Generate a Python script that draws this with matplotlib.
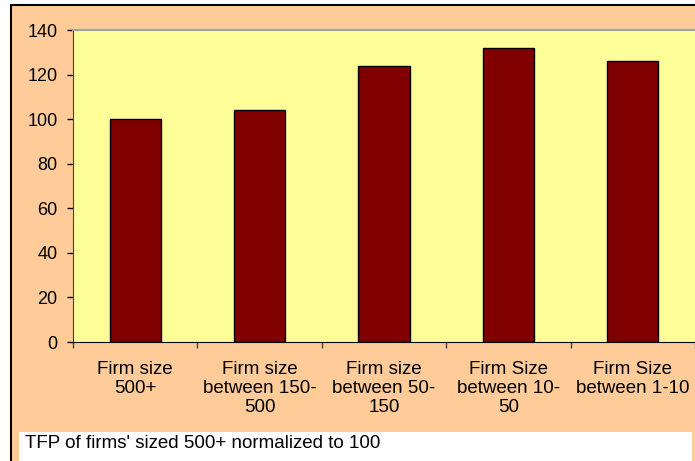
import matplotlib.pyplot as plt
from matplotlib.patches import Rectangle

plt.rcParams["font.family"] = ["Liberation Sans", "DejaVu Sans"]

categories = [
    "Firm size\n500+",
    "Firm size\nbetween 150-\n500",
    "Firm size\nbetween 50-\n150",
    "Firm Size\nbetween 10-\n50",
    "Firm Size\nbetween 1-10",
]
tfp_index = [100, 104, 124, 132, 126]
y_ticks = [0, 20, 40, 60, 80, 100, 120, 140]
note = "TFP of firms' sized 500+ normalized to 100"


def main():
    W, H = 695, 461
    fig = plt.figure(figsize=(W / 100, H / 100), dpi=100)
    fig.patch.set_facecolor("white")

    # chart frame (peach) and the white note strip at the bottom
    fig.patches.append(Rectangle((11 / W, -0.1), 1.2, 1 - 5 / H + 0.1,
                                 transform=fig.transFigure, facecolor="#FFCC99",
                                 edgecolor="black", linewidth=1.5, zorder=-2))
    fig.patches.append(Rectangle((19 / W, -0.1), (692 - 19) / W, 0.1 + (H - 432) / H,
                                 transform=fig.transFigure, facecolor="white",
                                 edgecolor="none", zorder=-1))
    fig.text(25 / W, 1 - 443 / H, note, fontsize=13.5, va="center", ha="left")

    ax = fig.add_axes([73 / W, 1 - 342 / H, (W - 73) / W, (342 - 30) / H])
    ax.set_facecolor("#FFFF99")

    x = list(range(len(categories)))
    ax.bar(x, tfp_index, width=0.41, color="#800000", edgecolor="black",
           linewidth=1.0, zorder=3)

    ax.set_xlim(-0.5, len(categories) - 0.5)
    ax.set_ylim(0, 140)
    ax.set_yticks(y_ticks)
    ax.set_yticklabels([str(v) for v in y_ticks], fontsize=13)
    ax.tick_params(axis="y", length=4, width=1, pad=7, color="black")

    ax.set_xticks([i - 0.5 for i in range(len(categories) + 1)])
    ax.set_xticklabels([])
    ax.set_xticks(x, minor=True)
    ax.set_xticklabels(categories, minor=True, fontsize=13.5, linespacing=1.15)
    ax.tick_params(axis="x", which="major", length=4, width=1, color="#404040")
    ax.tick_params(axis="x", which="minor", length=0, pad=13.5)

    ax.spines["top"].set_color("#A0A0A0")
    ax.spines["top"].set_linewidth(1.5)
    ax.spines["right"].set_visible(False)
    ax.spines["left"].set_color("#404040")
    ax.spines["bottom"].set_color("black")

    fig.savefig("out.png", dpi=100)
    plt.close(fig)


if __name__ == "__main__":
    main()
----
#### TASK DESCRIPTION:
Return each line from the material above exactly, but not the pictures.

#### PROBLEM SOLUTION:
Generate a Python script that draws this with matplotlib.
import matplotlib.pyplot as plt
from matplotlib.patches import Rectangle

plt.rcParams["font.family"] = ["Liberation Sans", "DejaVu Sans"]

categories = [
    "Firm size\n500+",
    "Firm size\nbetween 150-\n500",
    "Firm size\nbetween 50-\n150",
    "Firm Size\nbetween 10-\n50",
    "Firm Size\nbetween 1-10",
]
tfp_index = [100, 104, 124, 132, 126]
y_ticks = [0, 20, 40, 60, 80, 100, 120, 140]
note = "TFP of firms' sized 500+ normalized to 100"


def main():
    W, H = 695, 461
    fig = plt.figure(figsize=(W / 100, H / 100), dpi=100)
    fig.patch.set_facecolor("white")

    # chart frame (peach) and the white note strip at the bottom
    fig.patches.append(Rectangle((11 / W, -0.1), 1.2, 1 - 5 / H + 0.1,
                                 transform=fig.transFigure, facecolor="#FFCC99",
                                 edgecolor="black", linewidth=1.5, zorder=-2))
    fig.patches.append(Rectangle((19 / W, -0.1), (692 - 19) / W, 0.1 + (H - 432) / H,
                                 transform=fig.transFigure, facecolor="white",
                                 edgecolor="none", zorder=-1))
    fig.text(25 / W, 1 - 443 / H, note, fontsize=13.5, va="center", ha="left")

    ax = fig.add_axes([73 / W, 1 - 342 / H, (W - 73) / W, (342 - 30) / H])
    ax.set_facecolor("#FFFF99")

    x = list(range(len(categories)))
    ax.bar(x, tfp_index, width=0.41, color="#800000", edgecolor="black",
           linewidth=1.0, zorder=3)

    ax.set_xlim(-0.5, len(categories) - 0.5)
    ax.set_ylim(0, 140)
    ax.set_yticks(y_ticks)
    ax.set_yticklabels([str(v) for v in y_ticks], fontsize=13)
    ax.tick_params(axis="y", length=4, width=1, pad=7, color="black")

    ax.set_xticks([i - 0.5 for i in range(len(categories) + 1)])
    ax.set_xticklabels([])
    ax.set_xticks(x, minor=True)
    ax.set_xticklabels(categories, minor=True, fontsize=13.5, linespacing=1.15)
    ax.tick_params(axis="x", which="major", length=4, width=1, color="#404040")
    ax.tick_params(axis="x", which="minor", length=0, pad=13.5)

    ax.spines["top"].set_color("#A0A0A0")
    ax.spines["top"].set_linewidth(1.5)
    ax.spines["right"].set_visible(False)
    ax.spines["left"].set_color("#404040")
    ax.spines["bottom"].set_color("black")

    fig.savefig("out.png", dpi=100)
    plt.close(fig)


if __name__ == "__main__":
    main()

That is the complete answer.